The Netherlands will make no attempt to bring its 2013 budget deficit under the EU limit of 3 per cent of gross domestic product, an ironic outcome for a country that was one of the toughest proponents of the deficit limits at European summits during the euro crisis.

After seeing its economy shrink nearly 1 per cent in 2012, one of Europe’s wealthiest countries is now poised to miss the very deficit target it backed.

That became clear after a report by the Netherlands’ official Central Planning Bureau on Thursday projected the country’s budget deficit will come in at 3.3 per cent of GDP in 2013, with the economy expected to contract by 0.5 per cent.

The government, a coalition between the centre-right Liberals and the centre-left Labour party, had been waiting for the CPB report before deciding whether to pursue further austerity measures to meet the 3 per cent limit.

With the report out, the parliamentary leaders of both parties ruled out any further budget cuts or tax rises for 2013, while leaving the door open for further austerity in 2014. The CPB projects the deficit in 2014 at 3.4 per cent of GDP.

In principle, the European budget commissioner, Olli Rehn, can impose penalties on countries that violate the norm. But Mr Rehn gave the Netherlands some breathing room when releasing EU forecasts last week, saying the projected Dutch deficit overshoot was mainly due to the country’s nationalisation this month of failing bancassurer SNS Reaal.

On its longer-term structural budget deficit, Mr Rehn said: “The Netherlands has taken effective action.”

“We feel we can get away with it for the current year,” said Mark Harbers, the Dutch Liberal party’s finance spokesman.

In a statement on Thursday, Labour leader Diederik Samsom opposed further cuts in 2013, but said for 2014 the government would need to take “further austerity measures”.

If the Netherlands did request a delay, it would join France as the only eurozone country not receiving EU economic aid to be considered for such leeway. Two bailout countries, Portugal and Greece, have been given one-year delays, as has Spain, which received EU funds to shore up its banking sector last year.

The burgeoning number of eurozone countries seeking delays has sparked a heated debate within policy making circles, with two German central bankers – Jörg Asmussen of the European Central Bank and Jens Weidmann, head of the Bundesbank – calling on Brussels to force countries to stick to their targets regardless of their economic situation.

New austerity measures would test the strength of the Liberal-Labour coalition, which has struggled to push through its original austerity package for 2013 despite its majority in the lower house of parliament.
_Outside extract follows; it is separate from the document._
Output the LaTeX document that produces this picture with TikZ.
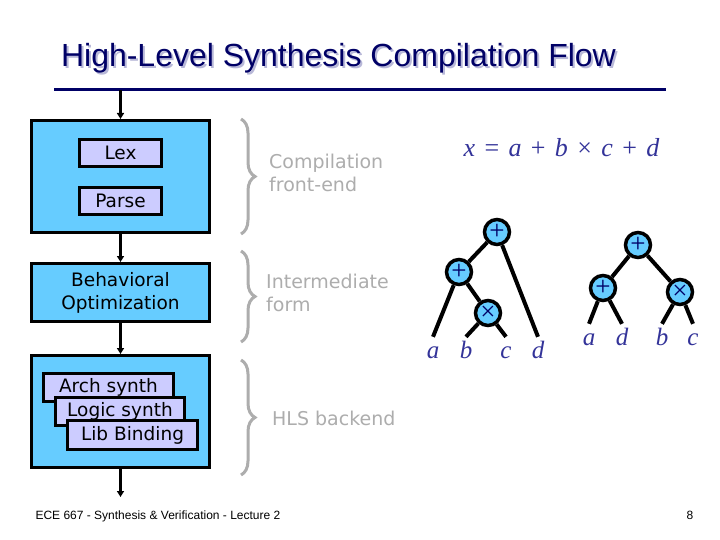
\documentclass[tikz,border=0pt]{standalone}
\usepackage{fontspec}
\setmainfont{Liberation Sans}
\newfontfamily\boxfont{DejaVu Sans}
\newfontfamily\eqfont{Liberation Serif}
\usepackage{tikz}
\usetikzlibrary{positioning,arrows.meta,decorations.pathreplacing}
\definecolor{navy}{HTML}{000066}
\definecolor{shade}{HTML}{B8B8D8}
\definecolor{stagebg}{HTML}{66CCFF}
\definecolor{passbg}{HTML}{CCCCFF}
\definecolor{notegray}{HTML}{ADADAD}
\definecolor{eqink}{HTML}{333399}
\newcommand{\gap}{\hspace{0.36em}}

\begin{document}
\begin{tikzpicture}[x=1pt,y=-1pt,
  stage/.style={draw=black,line width=3pt,fill=stagebg,minimum width=178pt,align=center,font=\boxfont\fontsize{18.5}{23}\selectfont},
  pass/.style={draw=black,line width=3pt,fill=passbg,minimum width=82pt,minimum height=27pt,inner sep=0pt,font=\boxfont\fontsize{18.5}{22}\selectfont},
  flow/.style={-{Triangle[length=6pt,width=7pt]},line width=3pt},
  brc/.style={decorate,decoration={brace,amplitude=14pt},draw=notegray,line width=3pt},
  remark/.style={inner sep=0pt,align=left,text=notegray,font=\boxfont\fontsize{19}{23}\selectfont},
  op/.style={circle,draw=black,line width=3.5pt,fill=stagebg,minimum size=25pt,inner sep=0pt,text=navy,font=\eqfont\fontsize{27}{27}\selectfont},
  leaf/.style={inner sep=0pt,minimum height=32pt,text height=11pt,text depth=0pt,text=eqink,font=\eqfont\itshape\fontsize{25}{25}\selectfont},
  edge/.style={line width=4pt}]
  \fill[white] (0,0) rectangle (720,540);
  \useasboundingbox (0,0) rectangle (720,540);
  \node[anchor=base,text=shade,font=\fontsize{32}{32}\selectfont] (titleshade) at (340.5,69) {High-Level Synthesis Compilation Flow};
  \node[anchor=base,text=navy,font=\fontsize{32}{32}\selectfont] (title) at (338.5,67) {High-Level Synthesis Compilation Flow};
  \draw[navy,line width=3pt] (54,90) -- (666,90);
  \coordinate (src) at (120.5,90);
  \node[stage,minimum height=112pt] (fe) at (120.5,176.5) {};
  \node[pass] (lex) at (120.5,153) {Lex};
  \node[pass,below=18pt of lex] (parse) {Parse};
  \node[stage,minimum height=58pt,below=28pt of fe] (opt) {Behavioral\\Optimization};
  \node[stage,minimum height=112pt,below=31pt of opt] (be) {};
  \node[pass,minimum width=130pt,minimum height=28pt] (arch) at (108.5,387.5) {Arch synth};
  \node[pass,minimum width=129pt,minimum height=28pt] (logic) at (120,411.5) {Logic synth};
  \node[pass,minimum width=130pt,minimum height=29pt] (lib) at (132.5,435) {Lib Binding};
  \coordinate[below=28pt of be] (out);
  \foreach \a/\b in {src/fe,fe/opt,opt/be,be/out} \draw[flow] (\a) -- (\b);
  \draw[brc] (241,119) -- (241,234);
  \draw[brc] (241,251) -- (241,342);
  \draw[brc] (241,360) -- (241,475);
  \node[remark,anchor=west] (fenote) at (269,172.5) {Compilation\\front-end};
  \node[remark,anchor=west] (irnote) at (266,293) {Intermediate\\form};
  \node[remark,anchor=west] (benote) at (272,418) {HLS backend};
  \node[anchor=base,text=eqink,font=\eqfont\fontsize{26}{26}\selectfont] (eq) at (561.5,157)
    {\textit{x}\gap=\gap\textit{a}\gap+\gap\textit{b}\gap×\gap\textit{c}\gap+\gap\textit{d}};
  \node[op] (r1) at (497,232) {+};
  \node[op] (p1) at (459,272) {+};
  \node[op] (m1) at (488,313) {×};
  \node[leaf] (a1) at (433,353) {a};
  \node[leaf] (b1) at (466,353) {b};
  \node[leaf] (c1) at (506,353) {c};
  \node[leaf] (d1) at (538,353) {d};
  \node[op] (r2) at (638,245) {+};
  \node[op] (p2) at (603,288) {+};
  \node[op] (m2) at (680,292) {×};
  \node[leaf] (a2) at (589,340) {a};
  \node[leaf] (d2) at (622,340) {d};
  \node[leaf] (b2) at (662,340) {b};
  \node[leaf] (c2) at (693,340) {c};
  \foreach \a/\b in {r1/p1,p1/m1,r2/p2,r2/m2} \draw[edge] (\a) -- (\b);
  \foreach \a/\b in {r1/d1,p1/a1,m1/b1,m1/c1,p2/a2,p2/d2,m2/b2,m2/c2} \draw[edge] (\a) -- (\b.north);
  \node[anchor=base west,font=\fontsize{12}{12}\selectfont] (foot) at (32,519) {ECE 667 - Synthesis \& Verification - Lecture 2};
  \node[anchor=base,font=\fontsize{12}{12}\selectfont] (page) at (690,519) {8};
\end{tikzpicture}
\end{document}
The government does not have a majority in the Dutch upper house, or Senate, which has traditionally played a minor role in politics.

But under pressure of austerity, opposition parties are now threatening to veto legislation in the Senate, forcing the government to seek their support.

“Effectively, it is a minority cabinet,” said Wouter Koolmees, finance spokesman of the left-liberal D66 party.

The deteriorating economy has undermined Jeroen Dijsselbloem, finance minister from the Labour party, appointed in November with what looked like a strong mandate for reforms.

At the time, the CPB expected the economy to grow 0.8 per cent in 2013, with a budget deficit of 2.7 per cent of GDP. Since then, consumer spending has dropped, the housing market has worsened and unemployment has risen to over 6 per cent.

The Liberals, who won 27 per cent of the vote in September, have fallen to 16 per cent in the latest polls, while Labour has dropped from 25 per cent to 14 per cent.

On Wednesday, Mr Dijsselbloem made a highly publicised tour of opposition parties to gain support for future budget cuts and other major reforms.

He will need to make concessions in order to meet the EU's timetable. The government must submit its 2014 budget plans to Brussels for approval by April.

“Obviously [the government] will have to politically wheel and deal,” said Pieter Omtzigt, an MP for the opposition Christian Democrats.